Phil Tippett Finally Creates a (Horrifying) Vision All His Own with Mad God

They’ve done studies on why a baby’s crying immediately fills us with panic. It’s a sound refined through eons of human development to be as alarming as possible, incapable of being ignored or tuned out. In Mad God, the nigh-indescribable film resulting from 30 years of labor from stop-motion master Phil Tippett, there is a stretch where the only sound is the squalling of a misshapen infantile creature, swaddled in rags and covered in gore, as it is carried to an inevitable doom by a silent and uncaring phantom clad in a plague doctor’s crow-proboscis mask. The sequence seems to last forever, and it’s because of the screaming. This interminable moment of suffering is somehow even more upsetting than nearly all of the gory, fetid, sadistic tableau in the hour prior to it.
If you are at all a fan or admirer of animation—that illusory medium that’s so often restricted to telling children’s stories—it’s essential viewing.
Speaking about his medium in an interview, Tippett paraphrased Roger Ebert when asked what it is about stop-motion animation that so fascinates: “Computer graphics look real but feel fake, and stop motion looks fake but feels real.” He said director Joe Johnston, with whom he worked on the special effects for The Empire Strikes Back, called it “an unholy art.”

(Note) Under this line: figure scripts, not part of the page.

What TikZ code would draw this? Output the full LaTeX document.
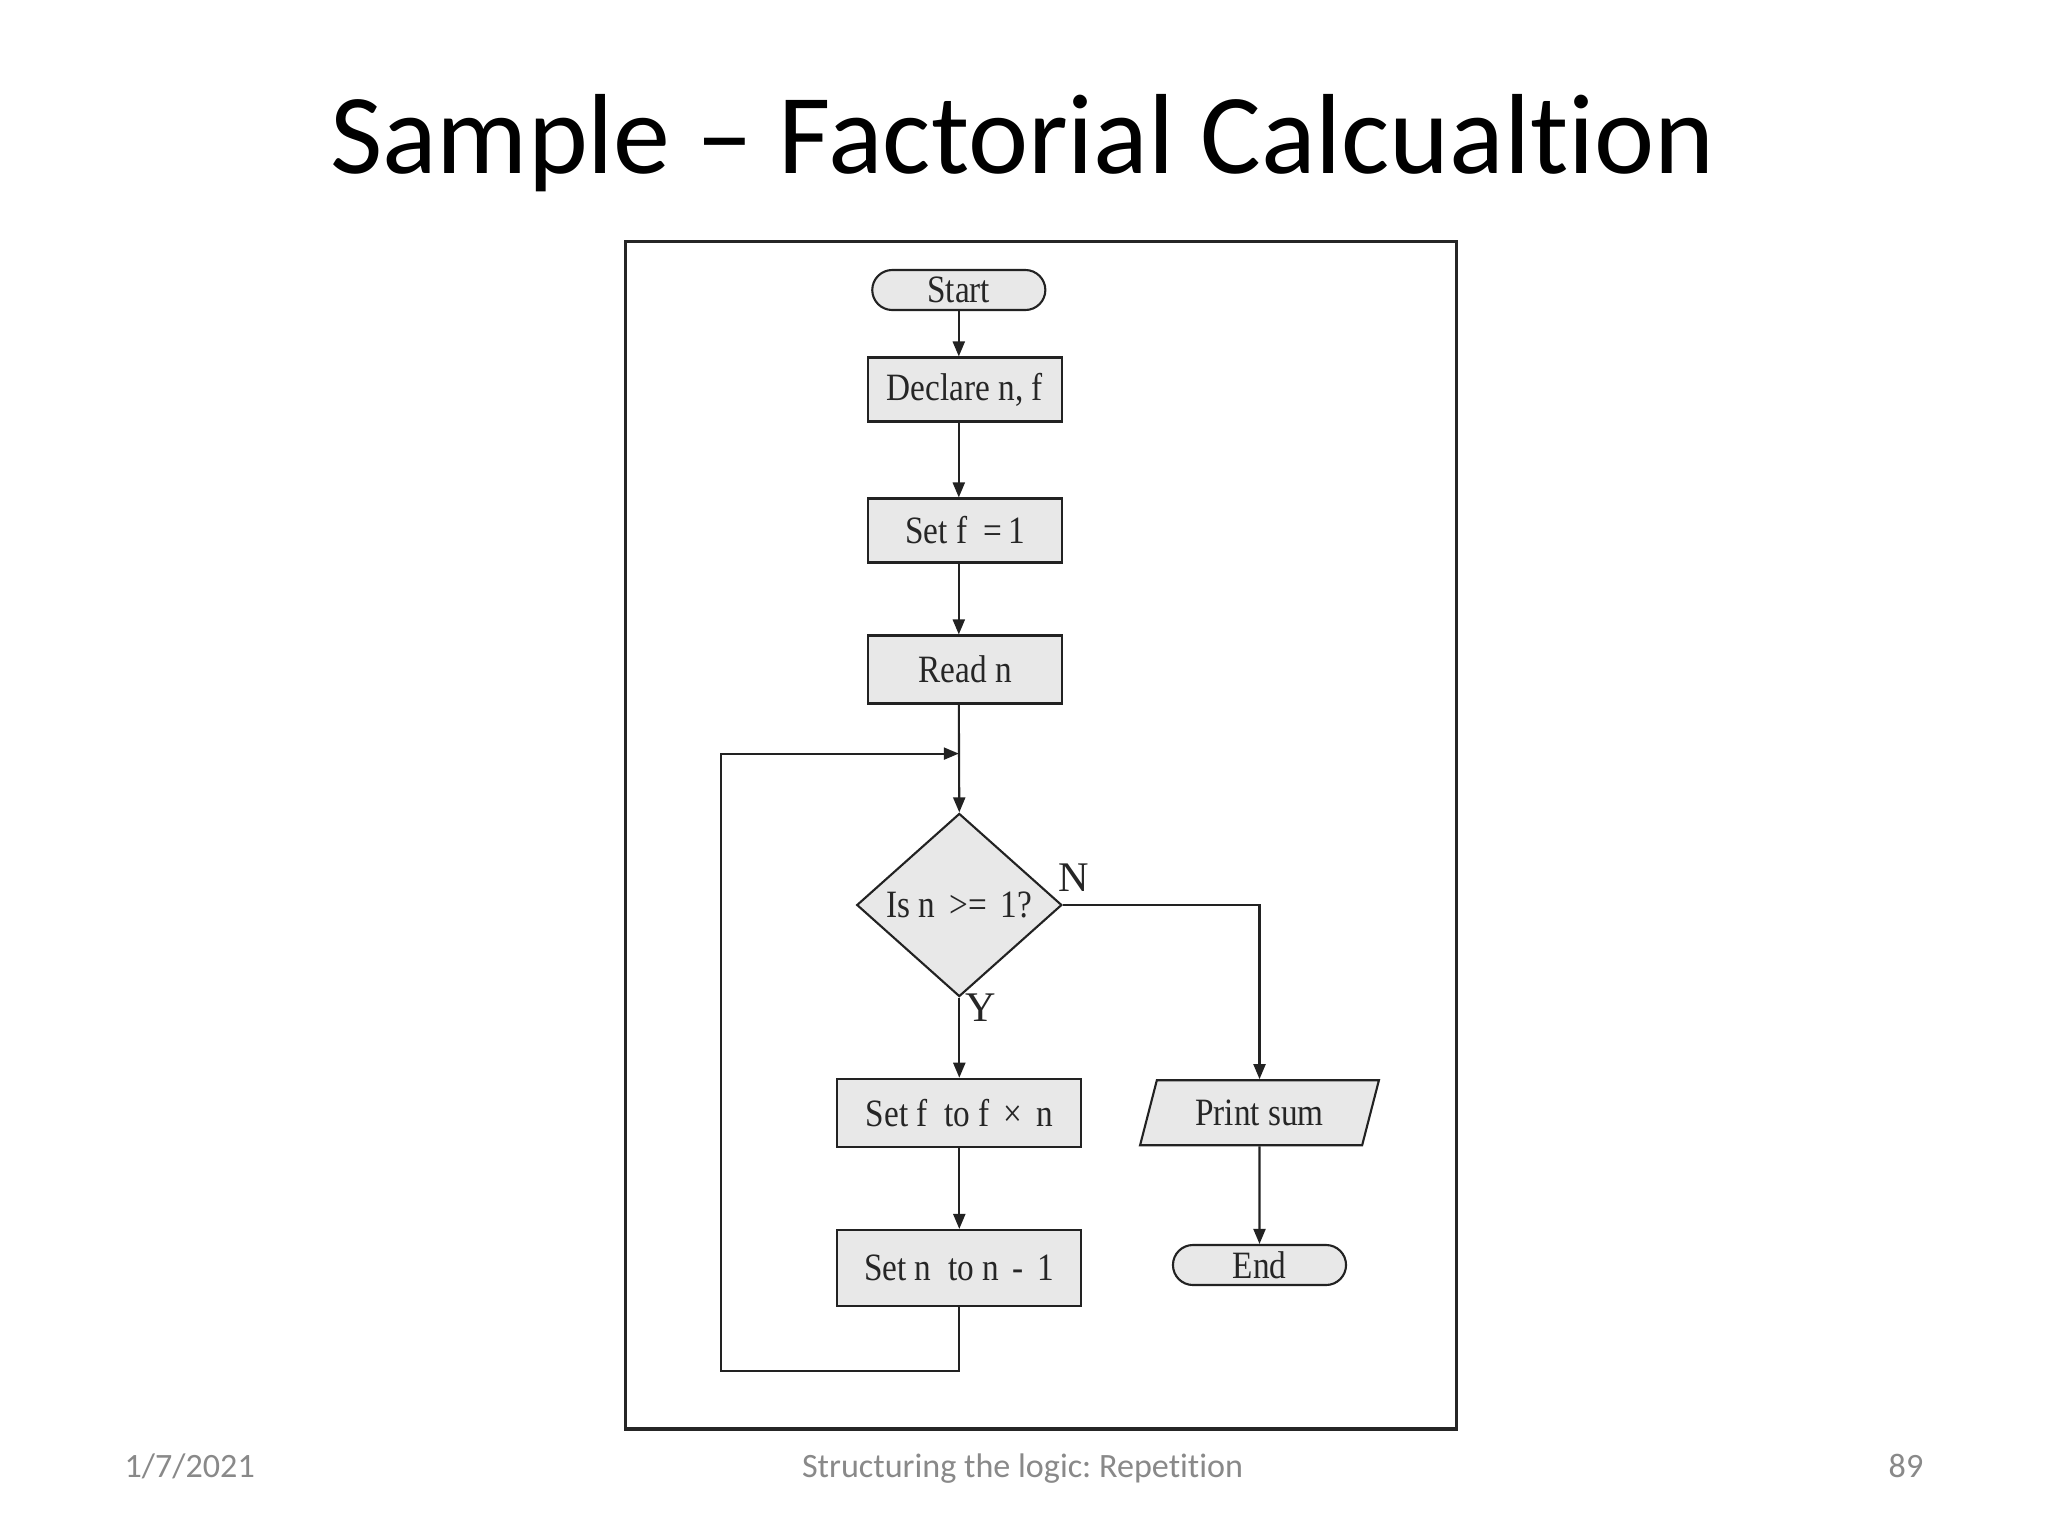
\documentclass[tikz,border=0pt]{standalone}
\usepackage{fontspec}
\usepackage{graphicx}
\setmainfont{Liberation Serif}
\newfontfamily\slidefont{Carlito}[Ligatures=NoCommon]
\usetikzlibrary{shapes.geometric,shapes.misc,arrows.meta}
\frenchspacing
\definecolor{boxfill}{HTML}{E8E8E8}
\definecolor{footgray}{HTML}{898989}
\definecolor{linecol}{HTML}{222222}
\newcommand{\cond}[1]{\scalebox{0.86}[1]{#1}}
\tikzset{
  x=0.01cm, y=-0.01cm,
  basebox/.style={draw=linecol, fill=boxfill, line width=0.6pt, inner sep=0pt,
    font=\fontsize{11}{13}\selectfont, text=black!85},
  proc/.style={basebox, rectangle, minimum width=19.4mm},
  wideproc/.style={basebox, rectangle, minimum width=24.4mm},
  term/.style={basebox, rounded rectangle, minimum width=17.3mm, minimum height=4mm},
  decision/.style={basebox, diamond, minimum width=20.5mm, minimum height=18.3mm},
  io/.style={basebox, trapezium, trapezium left angle=68, trapezium right angle=112,
    trapezium stretches=true, minimum width=23.9mm, minimum height=6.5mm},
  flow/.style={draw=linecol, line width=0.6pt, -{Triangle[length=1.5mm,width=1.2mm]}},
  branchlabel/.style={font=\fontsize{12}{14}\selectfont, text=black!85, inner sep=0pt},
  foot/.style={font=\slidefont\fontsize{9.7}{12}\selectfont, text=footgray, inner sep=0pt, anchor=base}
}
\begin{document}
\begin{tikzpicture}
\useasboundingbox[fill=white] (0,0) rectangle (2048,1536);
% title
\node[font=\slidefont\fontsize{32.4}{40}\selectfont, anchor=base, inner sep=0pt] (title) at (1022.6,173.7) {Sample – Factorial Calcualtion};
% frame
\draw[line width=0.9pt, draw=black!85] (625.6,241.6) rectangle (1456.3,1428.9);
% nodes
\node[term] (start) at (958.8,290) {\cond{Start}};
\node[proc, minimum height=6.4mm] (declare) at (965,389.5) {\cond{Declare n, f}};
\node[proc, minimum height=6.4mm] (setf) at (965,530.5) {\cond{Set f \ =\,1}};
\node[proc, minimum height=6.8mm] (read) at (965,669.5) {\cond{Read n}};
\node[decision] (dec) at (959.3,905) {\cond{Is n \,>=\, 1?}};
\node[wideproc, minimum height=6.8mm] (setfx) at (959.3,1112.8) {\cond{Set f \ to f \,×\, n}};
\node[wideproc, minimum height=7.6mm] (setn) at (959.3,1268) {\cond{Set n \ to n \,-\, 1}};
\node[io] (print) at (1259.5,1112.7) {\cond{Print sum}};
\node[term] (end) at (1259.5,1265) {\cond{End}};
\coordinate (col) at (958.8,0);
\coordinate (lb) at (721,1371);
\coordinate (lt) at (721,753.6);
% connectors
\draw[flow] (start.south) -- (start.south |- declare.north);
\draw[flow] (declare.south -| col) -- (setf.north -| col);
\draw[flow] (setf.south -| col) -- (read.north -| col);
\draw[flow] (read.south -| col) -- (dec.north);
\draw[flow] (dec.south) -- (setfx.north);
\draw[flow] (setfx.south) -- (setn.north);
\draw[flow] (setn.south) |- (lb) -- (lt) -- (lt -| col);
\draw[flow] (dec.east) -| (print.north);
\draw[flow] (print.south) -- (end.north);
% branch labels
\node[branchlabel] (nlab) at (1073.6,877.7) {N};
\node[branchlabel] (ylab) at (981,1008) {Y};
% footer
\node[foot, anchor=base west] (date) at (124,1477) {1/7/2021};
\node[foot] (ftitle) at (1022.6,1477) {Structuring the logic: Repetition};
\node[foot, anchor=base east] (page) at (1924,1477) {89};
\end{tikzpicture}
\end{document}
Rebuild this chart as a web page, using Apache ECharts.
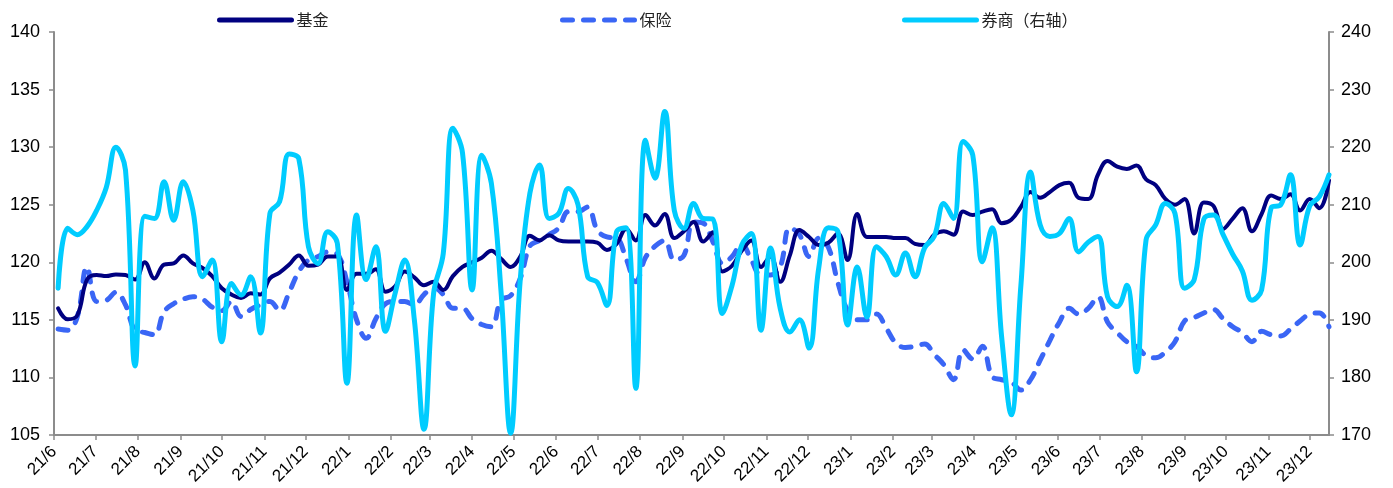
<!DOCTYPE html>
<html><head><meta charset="utf-8">
<script src="https://cdn.jsdelivr.net/npm/echarts@6/dist/echarts.min.js"></script>
<style>html,body{margin:0;padding:0;background:#fff}#c{width:1393px;height:488px}</style>
</head><body><div id="c"></div>
<script>
// weekly dates (Fridays) 2021-06-04 .. 2023-12-15
const firstDate = '2021-06-04';
const weeks = 133;
const dates = [];
(function(){ const d0 = new Date(firstDate + 'T00:00:00'); for (let i = 0; i < weeks; i++) { const d = new Date(d0.getTime()); d.setDate(d0.getDate() + 7 * i); dates.push(d.getFullYear() + '-' + String(d.getMonth()+1).padStart(2,'0') + '-' + String(d.getDate()).padStart(2,'0')); } })();

const seriesNames = ['基金', '保险', '券商（右轴）'];

const fund = [116.0,115.05,115.4,118.5,118.9,118.8,118.95,118.9,118.5,120.0,118.6,119.8,119.9,120.6,119.9,119.5,118.8,117.74,117.2,116.9,117.3,117.2,118.6,119.1,119.8,120.6,119.7,119.8,120.5,120.5,117.6,119.0,119.0,119.4,117.45,117.9,119.2,118.7,118.0,118.3,117.6,118.8,119.6,120.0,120.4,121.0,120.3,119.6,120.5,122.3,121.9,122.35,121.9,121.8,121.8,121.8,121.7,121.07,121.6,122.9,121.9,124.1,123.2,124.2,122.1,122.7,123.5,121.8,122.6,119.2,119.7,121.0,121.9,119.6,120.5,118.3,120.6,122.8,122.2,121.5,121.7,122.5,120.2,124.2,122.2,122.2,122.2,122.1,122.1,121.6,121.5,122.4,122.7,122.4,124.4,124.1,124.4,124.6,123.4,123.7,124.8,126.1,125.6,126.1,126.7,126.9,125.6,125.5,127.6,128.8,128.3,128.1,128.4,127.2,126.7,125.5,125.0,125.5,122.5,125.2,124.9,122.9,123.8,124.7,122.7,124.2,125.8,125.5,125.9,124.5,125.5,124.7,127.1];

const insurance = [114.2,114.1,115.3,119.6,116.6,116.7,117.4,116.3,114.1,113.9,113.7,115.7,116.4,116.8,117.0,116.8,116.1,115.8,116.6,115.3,115.9,116.3,116.6,115.8,117.4,119.2,120.2,120.5,120.9,120.7,118.3,115.0,113.4,115.1,116.4,116.6,116.6,116.3,117.2,117.8,117.2,116.0,116.0,115.1,114.6,114.4,116.7,117.1,118.6,121.4,121.9,122.4,123.0,124.4,124.4,124.8,122.8,122.2,122.1,120.3,118.3,120.4,121.4,121.9,120.2,120.6,123.5,123.4,121.8,119.9,120.5,121.6,120.2,118.9,118.9,119.6,123.0,122.4,120.5,122.1,121.3,118.2,115.8,115.0,115.0,115.5,114.3,113.0,112.6,112.7,112.9,112.0,111.1,109.8,112.4,111.6,112.7,110.1,109.8,109.6,108.9,109.8,111.5,113.2,114.8,116.0,115.5,116.0,117.0,114.8,113.9,113.1,112.7,111.9,111.7,112.2,113.1,114.9,115.2,115.6,115.9,115.1,114.4,113.9,113.1,114.0,113.7,113.6,114.2,114.9,115.5,115.6,114.4];

const broker = [195.5,205.9,204.8,206.2,209,213,220,216,182,208,207.6,214,207.3,214,209,197.5,200.4,186.2,196.3,194.3,197.5,187.7,208.5,210.5,218.8,218,202.7,199.8,205.3,203.3,179,208.2,197,202.7,188,194.6,200.4,190,171,194.6,201.5,223.3,219,195.2,218.6,213.7,195,170.3,197,212,216.9,207.6,208.5,212.8,210,197.5,196.5,192.5,205.3,206,178.1,221.2,214.6,226.2,209,205.9,210.2,207.6,207.5,191.1,196,203,205,188.2,202.5,192,187.9,190,185.1,199,206,205.3,189.1,199.2,190.5,202.7,201,197.8,201.6,197.5,202.5,204.5,210.2,207.6,221,218.6,200.1,206,187,173.5,196,215.7,206.5,204.5,205,207.6,201.8,203.5,204.5,194,192.3,196,181,203.9,206.5,210.2,208.5,195.5,197,207.5,208.2,204.8,201.4,198.5,193.4,195.2,209.5,210,215.2,203,209.8,211.4,215.2];

const leftTicks = {min: 105, max: 140, interval: 5};
const rightTicks = {min: 170, max: 240, interval: 10};
const xRange = {min: '2021-06-01', max: '2023-12-15'};

const pair = arr => dates.map((d, i) => [d, arr[i]]);

const colors = {fund: '#000080', insurance: '#3a66f5', broker: '#00ccff'};
const axisGray = '#8c8c8c';
const labelFont = {color: '#000', fontFamily: 'Liberation Sans, Arial, sans-serif', fontSize: 18};
const legendText = {fontFamily: 'Noto Sans CJK SC', fontSize: 16, color: '#222'};

const chart = echarts.init(document.getElementById('c'), null, {renderer: 'canvas'});
chart.setOption({
  animation: false,
  backgroundColor: '#fff',
  legend: [
    {data: [seriesNames[0]], left: 212, top: 7, itemWidth: 72, itemHeight: 12, itemGap: 6, textStyle: legendText,
     itemStyle: {opacity: 0}, lineStyle: {width: 5, cap: 'round'}},
    {data: [seriesNames[1]], left: 555, top: 7, itemWidth: 72, itemHeight: 12, itemGap: 6, textStyle: legendText,
     itemStyle: {opacity: 0}, lineStyle: {width: 5, cap: 'round', type: [10, 11]}},
    {data: [seriesNames[2]], left: 897, top: 7, itemWidth: 72, itemHeight: 12, itemGap: 6, textStyle: legendText,
     itemStyle: {opacity: 0}, lineStyle: {width: 5, cap: 'round'}}
  ],
  grid: {left: 54, right: 64, top: 32, bottom: 53, containLabel: false},
  xAxis: {
    type: 'time', min: xRange.min, max: xRange.max, splitNumber: 30,
    minInterval: 28 * 86400000, maxInterval: 31 * 86400000,
    axisLine: {lineStyle: {color: axisGray, width: 2}},
    axisTick: {show: true, length: 5, lineStyle: {color: axisGray, width: 1.5}},
    minorTick: {show: false},
    splitLine: {show: false},
    axisLabel: {
      rotate: 45, margin: 14, fontSize: 17, color: '#000', fontFamily: 'Liberation Sans, Arial, sans-serif',
      hideOverlap: false, showMinLabel: true, showMaxLabel: false,
      formatter: function (v) { const d = new Date(v); return String(d.getFullYear()).slice(2) + '/' + (d.getMonth() + 1); }
    }
  },
  yAxis: [
    {type: 'value', min: leftTicks.min, max: leftTicks.max, interval: leftTicks.interval, position: 'left',
     axisLine: {show: true, lineStyle: {color: axisGray, width: 2}},
     axisTick: {show: true, length: 5, lineStyle: {color: axisGray, width: 1.5}},
     splitLine: {show: false}, axisLabel: Object.assign({margin: 14}, labelFont)},
    {type: 'value', min: rightTicks.min, max: rightTicks.max, interval: rightTicks.interval, position: 'right',
     axisLine: {show: true, lineStyle: {color: axisGray, width: 2}},
     axisTick: {show: true, length: 5, lineStyle: {color: axisGray, width: 1.5}},
     splitLine: {show: false}, axisLabel: Object.assign({margin: 12}, labelFont)}
  ],
  series: [
    {name: seriesNames[1], type: 'line', yAxisIndex: 0, data: pair(insurance), symbol: 'none', smooth: 0.4, z: 2,
     lineStyle: {color: colors.insurance, width: 5, type: [10, 11], cap: 'round'}, itemStyle: {color: colors.insurance}},
    {name: seriesNames[0], type: 'line', yAxisIndex: 0, data: pair(fund), symbol: 'none', smooth: 0.4, z: 3,
     lineStyle: {color: colors.fund, width: 4, cap: 'round'}, itemStyle: {color: colors.fund}},
    {name: seriesNames[2], type: 'line', yAxisIndex: 1, data: pair(broker), symbol: 'none', smooth: 0.4, z: 4,
     lineStyle: {color: colors.broker, width: 5, cap: 'round'}, itemStyle: {color: colors.broker}}
  ]
});
</script></body></html>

Stop-motion isn’t just the medium Tippett has worked in since the 1970s. It really is his medium, notwithstanding the incredible work that other artists like those at LAIKA Studios have done. He is responsible for the hulking walkers and a bunch of the creatures in Star Wars; the entire first act of The Empire Strikes Back is filled with his expertise. Every blackly comedic beat revolving around the walking, talking human rights violation that is ED-209 in the RoboCop series was crafted by him. He brought the dinosaurs of Jurassic Park to life, and the bugs of Starship Troopers.
I write often write about animation and about how it is maybe the truest movie magic. Tippett’s animation is almost always done in service of other directors’ visions. The guy’s only other feature-length credit as director is the made-for-TV Starship Troopers 2, a sequel to someone else’s work. Mad God represents the first time Tippett, one of the most respected living artists in his medium, has been given a completely blank slate and all the time he needs to do whatever completely original idea springs forth from his mind. It’s a dark and gory miracle that it exists at all: Tippett had the idea in 1990, shelved it, and then resurrected it through crowdfunding in 2010.
There’s little in the way of plot in Mad God, no dialogue, and no explicit motivation for anything happening. The only meaning you get out of it is what you interpret for yourself, meaning that a lot of viewers will inevitably hate it or find themselves confused. Even if you love it, it’s liable to be a tough watch, especially for those with sensory issues.